If $V^\mu$ is some vector field, then the expression $\partial_\mu V^\nu$ is valid in special relativity, and it only contains first derivatives, so let us interpret this expression to be made in the special coordinate system at the point $x$, and let us write it as $\partial_{\mu'}V^{\nu'}$. By the equivalence principle, this expression is valid.
Let us introduce the notation $\partial_{\mu'}V^{\nu'}=\nabla_{\mu'}V^{\nu'}$ for the primed indices, and let $\nabla_\mu V^\nu$ mean the tensor - transformed form of this expression in the general coordinate system, so $$ \nabla_\mu V^\nu=\frac{\partial \xi^{\mu'}}{\partial x^\mu}\frac{\partial x^\nu}{\partial \xi^{\nu'}}\nabla_{\mu'}V^{\nu'}.$$
We would like to relate the expression $\nabla_\mu V^\nu$ to the partial derivatives of $V^\nu$ in the general coordinate system.

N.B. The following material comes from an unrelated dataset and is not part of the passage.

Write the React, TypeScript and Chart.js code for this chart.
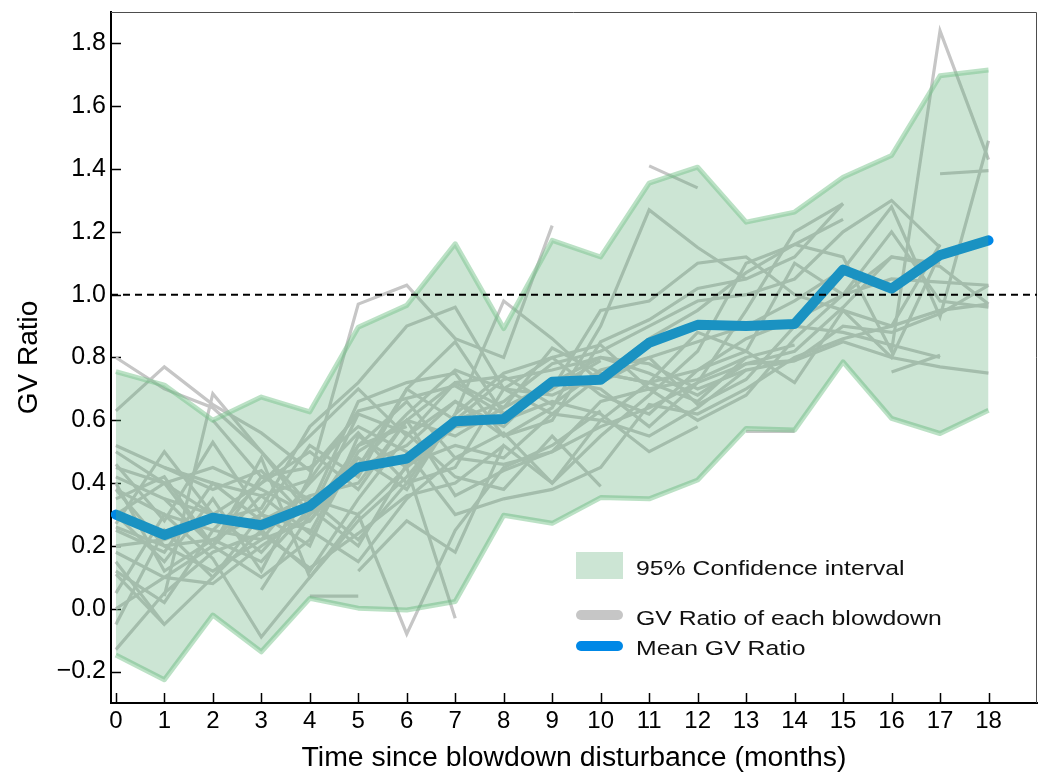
import React, { useEffect, useRef } from 'react';
import { Chart, registerables } from 'chart.js';

Chart.register(...registerables);

const _ = null;
const FONT = "'Liberation Sans', Arial, Helvetica, sans-serif";

const months = [0, 1, 2, 3, 4, 5, 6, 7, 8, 9, 10, 11, 12, 13, 14, 15, 16, 17, 18];
const xTickValues = [0, 1, 2, 3, 4, 5, 6, 7, 8, 9, 10, 11, 12, 13, 14, 15, 16, 17, 18];
const yTickValues = [-0.2, 0, 0.2, 0.4, 0.6, 0.8, 1.0, 1.2, 1.4, 1.6, 1.8];
const xRange = [-0.1, 19];
const yRange = [-0.3, 1.9];
const referenceLevel = 1.0;

const meanRatio = [0.30, 0.235, 0.29, 0.266, 0.327, 0.45, 0.478, 0.597, 0.604, 0.723, 0.729, 0.847, 0.904, 0.90, 0.907, 1.08, 1.019, 1.126, 1.173];
const ciUpper = [0.755, 0.712, 0.60, 0.674, 0.627, 0.896, 0.966, 1.162, 0.892, 1.173, 1.12, 1.355, 1.406, 1.231, 1.263, 1.374, 1.443, 1.697, 1.715];
const ciLower = [-0.147, -0.226, -0.02, -0.137, 0.033, 0.002, -0.004, 0.023, 0.298, 0.272, 0.354, 0.35, 0.41, 0.574, 0.569, 0.786, 0.606, 0.558, 0.632];

const blowdownSeries: (number | null)[][] = [
  [0.80, 0.70, 0.64, 0.50, 0.33, _, _, _, _, _, _, _, _, _, _, _, _, _, _],
  [0.63, 0.77, 0.65, 0.56, 0.44, 0.62, _, _, _, _, _, _, _, _, _, _, _, _, _],
  [_, 0.04, 0.685, 0.50, 0.30, 0.52, 0.58, _, _, _, _, _, _, _, _, _, _, _, _],
  [0.52, 0.45, 0.40, 0.36, 0.41, 0.63, 0.67, 0.71, 0.62, 0.70, 0.79, _, _, _, _, _, _, _, _],
  [0.46, 0.28, 0.53, 0.30, 0.20, 0.55, 0.45, -0.03, _, _, _, _, _, _, _, _, _, _, _],
  [0.35, 0.42, 0.20, 0.48, 0.10, 0.30, -0.08, 0.25, 0.45, 0.52, 0.63, _, _, _, _, _, _, _, _],
  [0.30, 0.15, 0.35, 0.12, 0.42, 0.97, 1.03, 0.86, 0.80, 1.22, _, _, _, _, _, _, _, _, _],
  [0.12, 0.02, 0.25, 0.40, 0.55, 0.70, 0.55, 0.72, 0.64, 0.72, 0.80, 0.78, 0.70, 0.76, _, _, _, _, _],
  [0.11, -0.05, _, _, _, _, _, _, _, _, _, _, _, _, _, _, _, _, _],
  [-0.13, 0.05, 0.18, 0.24, 0.13, 0.24, 0.36, 0.40, 0.52, _, _, _, _, _, _, _, _, _, _],
  [0.38, 0.30, 0.25, 0.22, 0.28, 0.46, 0.62, 0.76, 0.70, 0.68, 0.75, 0.72, 0.76, 0.82, 0.72, 0.95, 0.80, 1.13, _],
  [0.42, 0.35, 0.20, 0.36, 0.24, 0.52, 0.66, 0.48, 0.56, 0.40, 0.60, 0.72, 0.88, 0.82, 1.10, 1.00, 1.20, 0.98, 0.96],
  [0.27, 0.50, 0.30, 0.18, 0.35, 0.22, 0.40, 0.62, 0.98, 0.86, 0.72, 0.80, 0.85, 0.90, 0.98, 1.08, 1.28, 0.93, 1.49],
  [0.20, 0.22, 0.28, 0.32, 0.58, 0.72, 0.90, 0.96, 0.70, 0.62, 0.74, 0.86, 0.95, 1.07, 1.16, 1.12, 0.82, 1.84, 1.43],
  [_, _, _, _, _, 0.12, 0.28, 0.18, 0.52, 0.40, 0.55, 0.68, 0.82, 1.10, 1.16, 1.24, _, _, _],
  [0.25, 0.18, 0.40, 0.28, 0.36, 0.40, 0.60, 0.72, 0.74, 0.65, 0.76, 0.80, 0.65, 0.73, 0.90, 0.88, 0.84, 0.80, _],
  [0.50, 0.40, 0.30, 0.25, 0.12, 0.35, 0.55, 0.66, 0.58, 0.73, 0.70, 0.58, 0.72, 0.78, 0.79, 0.85, 0.80, 0.77, 0.75],
  [0.05, 0.30, 0.16, -0.09, 0.10, 0.28, 0.42, 0.60, 0.66, 0.78, 0.82, 0.90, 0.98, 1.00, 1.05, 1.20, 1.30, 1.15, _],
  [0.40, 0.12, 0.22, 0.15, 0.32, 0.66, 0.72, 0.75, 0.55, 0.60, 0.85, 0.92, 1.02, 1.05, 1.12, 1.29, _, _, _],
  [_, 0.45, 0.38, 0.44, 0.28, 0.48, 0.38, 0.62, 0.75, 0.80, 0.68, 0.62, 0.76, 0.86, 0.92, 1.00, 1.05, 1.04, 1.03],
  [_, _, _, _, _, _, _, _, _, _, _, _, _, _, _, _, _, 1.385, 1.395],
  [_, _, _, _, _, _, _, _, _, _, _, 1.41, 1.34, _, _, _, _, _, _],
  [0.18, 0.10, 0.08, 0.20, 0.30, 0.62, 0.56, 0.42, 0.38, 0.55, 0.39, _, _, _, _, _, _, _, _],
  [_, _, 0.60, 0.42, 0.35, 0.30, 0.45, 0.58, 0.60, 0.66, 0.62, 0.50, 0.58, _, _, _, _, _, _],
  [0.30, 0.40, 0.45, 0.38, 0.30, 0.45, 0.70, 0.85, 0.62, 0.70, 0.95, 0.98, 1.10, 1.12, 1.00, 0.95, 0.90, 1.16, _],
  [_, _, _, _, 0.04, 0.04, _, _, _, _, _, _, _, _, _, _, _, _, _],
  [_, _, _, _, _, _, _, _, _, _, _, _, _, 0.565, 0.565, _, _, _, _],
  [0.00, 0.10, 0.20, 0.42, 0.45, 0.58, 0.50, 0.30, 0.35, 0.38, 0.45, 0.65, 0.62, 0.70, 0.80, 0.86, 0.90, 0.95, 0.97],
  [0.26, 0.20, 0.22, 0.30, 0.52, 0.42, 0.70, 0.60, 0.73, 0.76, 0.80, 0.75, 0.68, 0.78, 0.82, 0.96, 1.12, 1.10, _],
  [0.45, 0.40, 0.20, 0.10, 0.22, 0.50, 0.60, 0.55, 0.64, 0.83, 0.75, 0.72, 0.66, 0.80, _, _, _, _, _],
  [-0.05, 0.25, 0.10, 0.30, 0.25, 0.15, 0.35, 0.48, 0.46, 0.50, 0.58, 0.64, 0.72, 0.95, 1.20, 1.29, _, _, _],
  [0.15, -0.05, 0.10, 0.25, 0.32, 0.20, 0.46, 0.52, 0.48, 0.62, 0.60, 0.55, 0.64, 0.76, 0.79, 0.90, 0.88, 0.94, 1.03],
  [_, 0.35, 0.30, 0.40, 0.50, 0.38, 0.60, 0.36, 0.44, 0.50, 0.66, 0.70, 0.73, 0.80, 0.84, _, _, _, _],
  [_, _, _, _, _, _, _, _, _, _, _, _, _, _, _, _, 0.754, 0.807, _],
  [0.38, 0.20, 0.12, 0.22, 0.40, 0.56, 0.40, 0.45, 0.70, 0.80, 0.84, 0.70, 0.60, 0.68, 0.86, 1.00, 1.12, 1.09, 0.97],
  [_, _, _, 0.06, 0.30, 0.45, 0.52, 0.66, 0.55, 0.64, 0.90, 1.27, 1.15, 1.05, _, _, _, _, _],
];

const legendLabels = ['95% Confidence interval', 'GV Ratio of each blowdown', 'Mean GV Ratio'];

const COLORS = {
  band: 'rgba(85,168,112,0.3)',
  bandSolid: 'rgb(204,229,212)',
  bandEdge: 'rgba(120,195,140,0.5)',
  gray: 'rgb(198,198,198)',
  blue: 'rgb(0,136,230)',
};

function fmtY(v: number) {
  const s = Math.abs(v).toFixed(1);
  return v < -1e-9 ? '\u2212' + s : s;
}

const decorPlugin = {
  id: 'decor',
  beforeDatasetsDraw(chart: any) {
    const { ctx, chartArea: a, scales } = chart;
    ctx.save();
    ctx.strokeStyle = '#4d4d4d';
    ctx.lineWidth = 1;
    ctx.beginPath();
    ctx.moveTo(a.left, a.top + 0.5);
    ctx.lineTo(a.right - 0.5, a.top + 0.5);
    ctx.lineTo(a.right - 0.5, a.bottom);
    ctx.stroke();
    ctx.strokeStyle = '#000';
    ctx.lineWidth = 1.5;
    ctx.beginPath();
    for (const v of yTickValues) {
      const py = Math.round(scales.y.getPixelForValue(v)) + 0.5;
      ctx.moveTo(a.left, py);
      ctx.lineTo(a.left + 10, py);
    }
    for (const v of xTickValues) {
      const px = Math.round(scales.x.getPixelForValue(v)) + 0.5;
      ctx.moveTo(px, a.bottom);
      ctx.lineTo(px, a.bottom - 10);
    }
    ctx.stroke();
    ctx.restore();
  },
  afterDraw(chart: any) {
    const { ctx } = chart;
    ctx.save();
    ctx.fillStyle = COLORS.bandSolid;
    ctx.fillRect(576, 552, 47, 27);
    ctx.lineCap = 'round';
    ctx.lineWidth = 10;
    ctx.strokeStyle = COLORS.gray;
    ctx.beginPath();
    ctx.moveTo(581, 615);
    ctx.lineTo(618, 615);
    ctx.stroke();
    ctx.strokeStyle = COLORS.blue;
    ctx.beginPath();
    ctx.moveTo(581, 646);
    ctx.lineTo(618, 646);
    ctx.stroke();
    ctx.fillStyle = '#111';
    ctx.font = `21px ${FONT}`;
    ctx.textBaseline = 'alphabetic';
    const ys = [575, 625, 655];
    legendLabels.forEach((t, i) => {
      ctx.save();
      ctx.translate(636, ys[i]);
      ctx.scale(1.18, 1);
      ctx.fillText(t, 0, 0);
      ctx.restore();
    });
    ctx.restore();
  },
};

export default function App() {
  const ref = useRef<HTMLCanvasElement>(null);
  useEffect(() => {
    if (!ref.current) return;
    const pts = (arr: (number | null)[]) => months.map((m, i) => ({ x: m, y: arr[i] ?? null }));
    const datasets: any[] = [];
    datasets.push({
      label: 'reference',
      data: xRange.map((x) => ({ x, y: referenceLevel })),
      borderColor: '#000',
      borderWidth: 2,
      borderDash: [7, 5],
      pointRadius: 0,
      fill: false,
      order: 0,
    });
    datasets.push({
      label: 'ciUpper',
      data: pts(ciUpper),
      borderColor: COLORS.bandEdge,
      borderWidth: 5,
      borderJoinStyle: 'round',
      backgroundColor: COLORS.band,
      fill: '+1',
      pointRadius: 0,
      order: 1,
    });
    datasets.push({
      label: 'ciLower',
      data: pts(ciLower),
      borderColor: COLORS.bandEdge,
      borderWidth: 5,
      borderJoinStyle: 'round',
      fill: false,
      pointRadius: 0,
      order: 2,
    });
    datasets.push({
      label: 'mean',
      data: pts(meanRatio),
      borderColor: COLORS.blue,
      borderWidth: 10,
      borderCapStyle: 'round',
      borderJoinStyle: 'round',
      fill: false,
      pointRadius: 0,
      order: 3,
    });
    blowdownSeries.forEach((s, k) => {
      datasets.push({
        label: 'blowdown' + k,
        data: pts(s),
        borderColor: COLORS.gray,
        borderWidth: 3.2,
        fill: false,
        spanGaps: false,
        pointRadius: 0,
        order: 4,
      });
    });

    const chart = new Chart(ref.current, {
      type: 'line',
      data: { datasets },
      options: {
        animation: false,
        responsive: true,
        maintainAspectRatio: false,
        layout: { padding: { left: 0, top: 12, right: 3, bottom: 0 } },
        plugins: { legend: { display: false }, tooltip: { enabled: false } },
        elements: { point: { radius: 0 }, line: { tension: 0 } },
        scales: {
          x: {
            type: 'linear',
            min: xRange[0],
            max: xRange[1],
            afterBuildTicks: (s: any) => {
              s.ticks = xTickValues.map((v) => ({ value: v }));
            },
            afterFit: (s: any) => {
              s.height = 75;
              s.paddingLeft = 0;
              s.paddingRight = 0;
            },
            grid: { display: false, drawTicks: false },
            border: { display: true, color: '#000', width: 2 },
            ticks: {
              autoSkip: false,
              maxRotation: 0,
              color: '#000',
              padding: 4,
              font: { family: FONT, size: 24 },
              callback: (v: any) => String(v),
            },
            title: {
              display: true,
              text: 'Time since blowdown disturbance (months)',
              color: '#000',
              font: { family: FONT, size: 28.4 },
              padding: { top: 0, bottom: 3 },
            },
          },
          y: {
            type: 'linear',
            min: yRange[0],
            max: yRange[1],
            afterBuildTicks: (s: any) => {
              s.ticks = yTickValues.map((v) => ({ value: v }));
            },
            afterFit: (s: any) => {
              s.width = 111;
              s.paddingTop = 0;
              s.paddingBottom = 0;
            },
            grid: { display: false, drawTicks: false },
            border: { display: true, color: '#000', width: 2 },
            ticks: {
              color: '#000',
              padding: 5,
              font: { family: FONT, size: 25 },
              callback: (v: any) => fmtY(Number(v)),
            },
            title: {
              display: true,
              text: 'GV Ratio',
              color: '#000',
              font: { family: FONT, size: 28 },
              padding: { top: 12, bottom: 4 },
            },
          },
        },
      },
      plugins: [decorPlugin],
    } as any);
    return () => chart.destroy();
  }, []);

  return (
    <div style={{ position: 'absolute', left: 0, top: 0, width: 1040, height: 778, background: '#fff' }}>
      <canvas ref={ref} />
    </div>
  );
}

Note that $$ \partial_\mu V^\nu=\frac{\partial \xi^{\mu'}}{\partial x^\mu}\partial_{\mu'}\left(\frac{\partial x^\nu}{\partial \xi^{\nu'}}V^{\nu'}\right)=\frac{\partial \xi^{\mu'}}{\partial x^\mu}\frac{\partial^2 x^\nu}{\partial \xi^{\mu'}\partial \xi^{\nu'}}V^{\nu'}+\frac{\partial \xi^{\mu'}}{\partial x^\mu}\frac{\partial x^\nu}{\partial \xi^{\nu'}}\partial_{\mu'}V^{\nu'}, $$ and here the second term on the RHS is essentially $\nabla_\mu V^\nu$, so we substract the first term on the RHS from the expression with the substitution $V^{\nu'}=\frac{\partial\xi^{\nu'}}{\partial x^\sigma}V^\sigma$.
What we get is $$ \nabla_\mu V^\nu=\partial_\mu V^\nu -\frac{\partial^2x^\nu}{\partial\xi^{\mu'}\partial\xi^{\nu'}}\frac{\partial\xi^{\mu'}}{\partial x^\mu}\frac{\partial\xi^{\nu'}}{\partial x^\sigma}V^\sigma=\partial_\mu V^\nu+\Gamma^\nu_{\mu\sigma}V^\sigma, $$ where we named $$ \Gamma^\nu_{\mu\sigma}=-\frac{\partial^2x^\nu}{\partial\xi^{\mu'}\partial\xi^{\nu'}}\frac{\partial\xi^{\mu'}}{\partial x^\mu}\frac{\partial\xi^{\nu'}}{\partial x^\sigma}. $$
Notes:
All expressions are evaluated at the chosen point $x$, since these special coordinates are only "special relativistic" at that one point.
This reasoning is more "physical", because the equivalence principle is essentially the main physical postulate behind GR.
This approach has the advantage that the covariant derivative is immediately torsionless and metric-compatible, however it has the disadvantage that there is not closed-form expression for the Christoffel symbols that only reference the general coordinate system. This can be remedied by using the metric compatibility condition to derive the usual expression for $\Gamma$.